A gawky, eccentric Scottish actor still largely defined by his performance as the hapless Spud in Trainspotting (d. Danny Boyle, 1996), Ewen Bremner has nevertheless had a highly varied career. He was born on November 30th, 1970 in Edinburgh, and made his debut, playing a retarded schoolboy, in the Tom Conti vehicle Heavenly Pursuits (d. Charles Gormley, 1985). A more significant appearance came in Michael Winterbottom's TV film Forget About Me (Channel 4, tx. 1/1/1992), in which he played a young squaddie involved in a love triangle with a fellow soldier and a Hungarian girl en route to a Simple Minds concert. It established Bremner's screen persona as an affable, put-upon figure.

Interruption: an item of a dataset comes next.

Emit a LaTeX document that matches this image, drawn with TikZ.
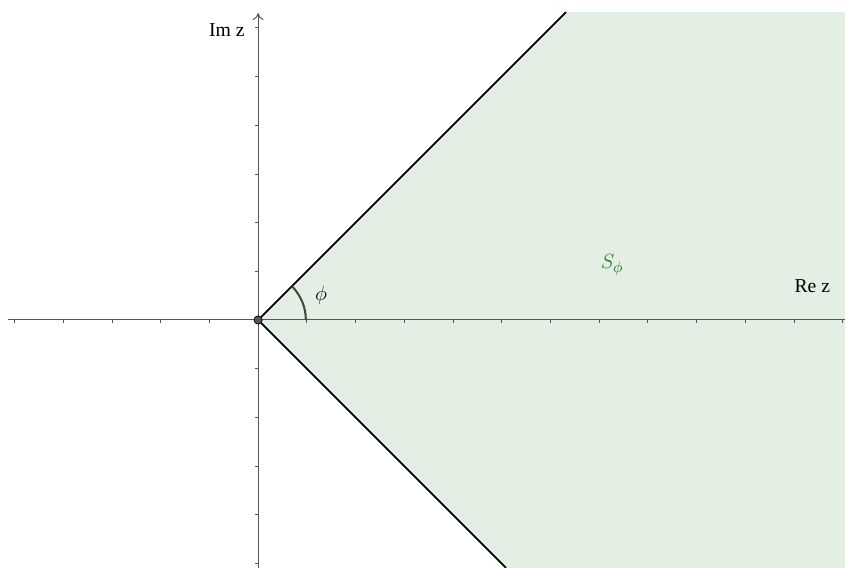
\documentclass[tikz,border=0pt]{standalone}
\usepackage{fontspec}
\usepackage{tikz}
\usetikzlibrary{arrows.meta,calc}
\newfontfamily\labelfont{Liberation Serif}
\definecolor{SectorFill}{RGB}{228,239,228}
\definecolor{AxisGray}{RGB}{85,85,85}
\definecolor{ArcGray}{RGB}{70,70,70}
\definecolor{LabelGreen}{RGB}{30,125,30}

\begin{document}
\begin{tikzpicture}[
      axisLine/.style={draw=AxisGray,line width=0.6pt},
      tickMark/.style={draw=AxisGray,line width=0.4pt},
      rayLine/.style={draw=black,line width=1.1pt},
      axLabel/.style={font=\labelfont\fontsize{11.5}{13}\selectfont,text=black},
      mathLabel/.style={font=\fontsize{13}{15}\selectfont},
      ar/.style={-{To[length=1.4mm,width=2.2mm]},axisLine}
    ]
    \useasboundingbox (-5.30,-5.09) rectangle (12.05,6.57);

    % Sector S_phi
    \coordinate (o) at (0,0);
    \coordinate (up) at (6.32,6.32);
    \coordinate (dn) at (5.09,-5.09);
    \fill[SectorFill] (o) -- (up) -- (12.05,6.32) -- (12.05,-5.09) -- (dn) -- cycle;

    % Axes
    \coordinate (xl) at (-5.13,0);
    \coordinate (xr) at (12.05,0);
    \coordinate (yb) at (0,-5.09);
    \coordinate (yt) at (0,6.30);
    \draw[axisLine] (xl) -- (xr);
    \draw[ar] (yb) -- (yt);

    % Ticks
    \foreach \k in {-5,...,-1,1,2,...,12}
      \draw[tickMark] (\k,0) -- (\k,-0.07);
    \foreach \k in {-5,...,-1,1,2,...,6}
      \draw[tickMark] (0,\k) -- (-0.07,\k);

    % Boundary rays
    \draw[rayLine] (o) -- (up);
    \draw[rayLine] (o) -- (dn);

    % Angle
    \draw[ArcGray,line width=1.2pt] (0.98,0) arc[start angle=0,end angle=45,radius=0.98];
    \node(phi)[mathLabel] at (1.29,0.51) {$\phi$};

    % Origin
    \node(orig)[circle,fill=AxisGray,draw=black,inner sep=0pt,minimum size=0.17cm] at (o) {};

    % Labels
    \node(im)[axLabel] at (-0.64,5.95) {Im z};
    \node(re)[axLabel] at (11.38,0.70) {Re z};
    \node(sec)[mathLabel,text=LabelGreen] at (7.27,1.13) {$S_\phi$};
  \end{tikzpicture}
\end{document}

An appearance in Christine Edzard's misconceived As You Like It (1992), as Silvius, showed an unexpected classical side to his acting. He had a small but unforgettable part in Mike Leigh's Naked (1993), playing 'Archie the Scotsman with a tic', a fairly apt summation of his performance, and a brief appearance as a cannibalistic villain in Judge Dredd (US, 1995). However, Trainspotting proved to be his breakthrough. He had originated the leading role of Renton (played in the film by Ewan McGregor), on stage earlier in the decade, but he brought warmth and humanity to Spud, without diminishing the film's gallows humour. In perhaps the film's funniest scene, he gave a superb lesson in comic timing when Spud underwent a job interview on speed.
Seemingly uninterested in his co-stars' fame, Bremner's subsequent choice of roles was just as quirky as before. Another Irvine Welsh adaptation, The Acid House (d. Paul McGuigan, 1998) was less successful, if no less controversial. He then played the title role in Harmony Korine's daringly experimental julien donkey-boy (US, 1999), which so affected Bremner that he named his daughter Harmony. He returned to the mainstream with a small role in Guy Ritchie's Snatch (UK/US, 2000), followed by appearances in Hollywood spectaculars such as Ridley Scott's Black Hawk Down (US, 2001) and Pearl Harbor (US, 2001), playing the stuttering comic relief in the latter. He was more tested in a small, unusually serious and sensitive role in Richard Jobson's Sixteen Years of Alcohol(UK/Netherlands, 2003), but returned to blockbusters with Around The World In Eighty Days (Germany/Ireland/UK, 2004), as an accident-prone inspector, and Alien Vs Predator (US/Canada/Germany/Czech Republic/UK, 2004) as alien bait. A more significant, if still small, appearance came as a policeman in Woody Allen's Match Point (UK/US/Luxembourg, 2005).